Così è la soft law. Dispensa il Parlamento dal dover correggere ed integrare previsioni che siano considerate lacunose. Ma, oltre ai molti problemi di tenuta dell’ordinamento, pone problemi interpretativi ed operativi molto forti, oltre a favorire il contenzioso, quando essa soft law crea diritto.
E’ il caso, ad esempio, del recente comunicato del Presidente Anac 8 novembre 2017, secondo il quale “Può affermarsi, quindi, che, ferma restando l’obbligatorietà del controllo sul primo classificato da effettuarsi prima dell’aggiudicazione dell’appalto, nelle precedenti fasi della procedura, le stazioni appaltanti sono tenute a verificare i requisiti generali e speciali, anche ai sensi dell’art.83, comma 8, del Codice, sulla base delle autodichiarazioni presentate dai concorrenti, di cui è verificata la completezza e conformità a quanto prescritto dal bando. Le stazioni appaltanti possono procedere al controllo della veridicità e sostanza di tali autodichiarazioni anche a campione e in tutti i casi in cui ciò si rendesse necessario per  assicurare la correttezza della procedura, ivi compresa l’ipotesi in cui  sorgano dubbi sulla veridicità delle stesse”.

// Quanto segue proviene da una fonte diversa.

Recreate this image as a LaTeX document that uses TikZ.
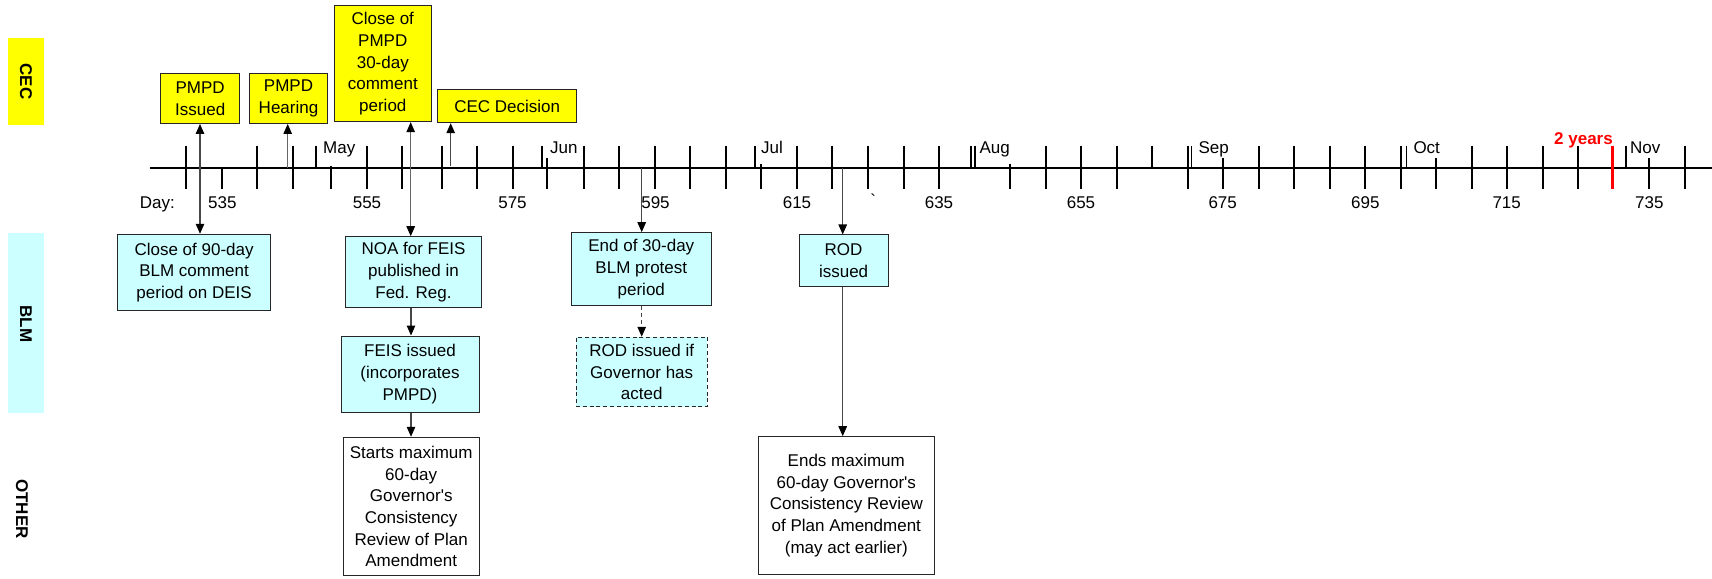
\documentclass[tikz,border=0pt]{standalone}
\usepackage{fontspec}
\newfontfamily\arial{Liberation Sans}
\usetikzlibrary{arrows.meta}
\definecolor{cecyellow}{HTML}{FFFF00}
\definecolor{blmcyan}{HTML}{CCFFFF}
\definecolor{redmark}{HTML}{FF0000}
\tikzset{Tri/.tip={Triangle[length=10pt,width=8.5pt,color=black]}}
\begin{document}
\begin{tikzpicture}[x=1pt,y=-1pt,
  every node/.style={font=\arial\fontsize{17}{21.7}\selectfont, inner sep=0pt},
  box/.style={draw=black!85, line width=1pt, align=center, inner sep=0pt},
  cecbox/.style={box, fill=cecyellow},
  blmbox/.style={box, fill=blmcyan},
  dashbox/.style={box, fill=blmcyan, dash pattern=on 4pt off 2.8pt},
  othbox/.style={box, fill=white},
  conn/.style={draw=black!72, line width=1.1pt, -Tri},
  conntwo/.style={draw=black!72, line width=1.1pt, Tri-Tri},
  lanelabel/.style={font=\arial\bfseries\fontsize{17}{20}\selectfont, rotate=-90},
  fulltick/.style={line width=2pt},
  monthtick/.style={line width=1.7pt},
  axislabel/.style={anchor=base},
  monthlabel/.style={anchor=base west}
]
\useasboundingbox (0,0) rectangle (1712,578);

% lane bands
\fill[cecyellow] (8.4,37.7) rectangle (44,125);
\fill[blmcyan] (8.3,232.7) rectangle (44,413.3);
\node[lanelabel] (laneCEC) at (26,81.5) {CEC};
\node[lanelabel] (laneBLM) at (26,324) {BLM};
\node[lanelabel] (laneOTH) at (22,509) {OTHER};

% axis
\draw[line width=2.3pt] (150,167.7) -- (1712,167.7);
\foreach \x in {185.7,256.7,292.7,366.7,401.7,441.7,477.3,512.7,584,619.3,655,690,726,796.7,832.3,867.7,904,939,1045.7,1081,1116.7,1188.3,1259,1294,1330,1365.3,1401,1471.7,1506.7,1543.3,1578.3,1685}
  \draw[fulltick] (\x,145.7) -- (\x,189.3);
\draw[fulltick] (221.7,167.7) -- (221.7,189.3);
\draw[fulltick] (330.7,165.7) -- (330.7,189.3);
\foreach \x in {547.3,1222.7,1436,1649.3}
  \draw[fulltick] (\x,158) -- (\x,189.3);
\foreach \x in {760.7,1010}
  \draw[fulltick] (\x,164) -- (\x,189.3);
\foreach \x in {975,1152.3}
  \draw[fulltick] (\x,145.7) -- (\x,167.7);
\foreach \x in {315.7,541.7,755,971.2,1191.5,1406.5,1625.7}
  \draw[monthtick] (\x,145.7) -- (\x,167.7);
\draw[redmark, line width=3.6pt] (1612.3,145.7) -- (1612.3,189.3);

% axis labels
\node[anchor=base east] (daylabel) at (175,208) {Day:};
\foreach \x/\t in {222.3/535,367/555,512.5/575,655.5/595,797/615,939/635,1081/655,1222.7/675,1365.3/695,1506.7/715,1649.3/735}
  \node[axislabel] at (\x,208) {\t};
\node[axislabel] (stray) at (873.3,206) {`};
\foreach \x/\t in {323/May,550/Jun,761/Jul,979.3/Aug,1198.3/Sep,1413.3/Oct,1630/Nov}
  \node[monthlabel] at (\x,153) {\t};
\node[anchor=base east, text=redmark, font=\arial\bfseries\fontsize{17}{20}\selectfont] (twoyears) at (1613,144) {2 years};

% CEC boxes
\node[cecbox, minimum width=78.5, minimum height=49.5] (pmpdI) at (200.2,98.7) {PMPD\\Issued};
\node[cecbox, minimum width=78, minimum height=49.5] (pmpdH) at (288.5,98.7) {PMPD\\Hearing};
\node[cecbox, minimum width=97.5, minimum height=115.7] (closeP) at (382.8,63.8) {Close of\\PMPD\\30-day\\comment\\period};
\node[cecbox, minimum width=138.5, minimum height=33.4] (cecD) at (507.2,106) {CEC Decision};

% BLM boxes
\node[blmbox, minimum width=153.4, minimum height=76.7] (cl90) at (194.1,272.6) {Close of 90-day\\BLM comment\\period on DEIS};
\node[blmbox, minimum width=136.8, minimum height=70.6] (noa) at (413.5,272) {NOA for FEIS\\published in\\Fed. Reg.};
\node[blmbox, minimum width=138, minimum height=76] (feis) at (410,374) {FEIS issued\\(incorporates\\PMPD)};
\node[blmbox, minimum width=140.6, minimum height=73.3] (end30) at (641.3,269.3) {End of 30-day\\BLM protest\\period};
\node[dashbox, minimum width=131.4, minimum height=69.7] (rodif) at (641.7,372.1) {ROD issued if\\Governor has\\acted};
\node[blmbox, minimum width=89.2, minimum height=51.7] (rod) at (843.6,260.8) {ROD\\issued};

% OTHER boxes
\node[othbox, minimum width=135.6, minimum height=138.7] (starts) at (411.2,506.6) {Starts maximum\\60-day\\Governor's\\Consistency\\Review of Plan\\Amendment};
\node[othbox, minimum width=176, minimum height=137.6] (ends) at (846.3,505.5) {Ends maximum\\60-day Governor's\\Consistency Review\\of Plan Amendment\\(may act earlier)};

% connector anchors on the axis
\coordinate (cI) at (200,167.7);
\coordinate (tH) at (287.7,167.7);
\coordinate (cP) at (410.7,167.7);
\coordinate (tD) at (450.7,165.7);
\coordinate (tE) at (641.7,167.7);
\coordinate (tR) at (842.7,167.7);
\coordinate (cF) at (411,300);

% connectors
\draw[conntwo] (cI |- pmpdI.south) -- (cI |- cl90.north);
\draw[conn, draw=black!60] (tH) -- (tH |- pmpdH.south);
\draw[conntwo, draw=black!60] (cP |- noa.north) -- (cP |- closeP.south);
\draw[conn] (tD) -- (tD |- cecD.south);
\draw[conn] (tE) -- (tE |- end30.north);
\draw[conn] (tR) -- (tR |- rod.north);
\draw[conn] (cF |- noa.south) -- (cF |- feis.north);
\draw[conn] (cF |- feis.south) -- (cF |- starts.north);
\draw[conn, dash pattern=on 4pt off 3pt] (tE |- end30.south) -- (tE |- rodif.north);
\draw[conn] (tR |- rod.south) -- (tR |- ends.north);
\end{tikzpicture}
\end{document}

Il codice dei contratti non contiene in via esplicita nessuna di queste incombenze; al contrario, ha abolito l’articolo 48 del d.lgs 163/2006, all’evidente scopo di semplificare le operazioni di gara. Un comunicato, di incerta classificazione tra le fonti del diritto, non solo lo ripristina, ma lo appesantisce di adempimenti.

 

In mezzo, gli operatori slalomeggiano tra facoltà che sono obblighi, condizioni restrittive che si estendono o restringono sempre più, risorse che appaiono e scompaiono. E per il caso di specie, stabilizzazioni (ma anche obblighi in fase di gara) ancora è troppo presto per infittire il reticolo con pareri delle sezioni regionali di controllo della Corte dei conti, che non mancheranno senz’altro di aggiungere nuovi tasselli.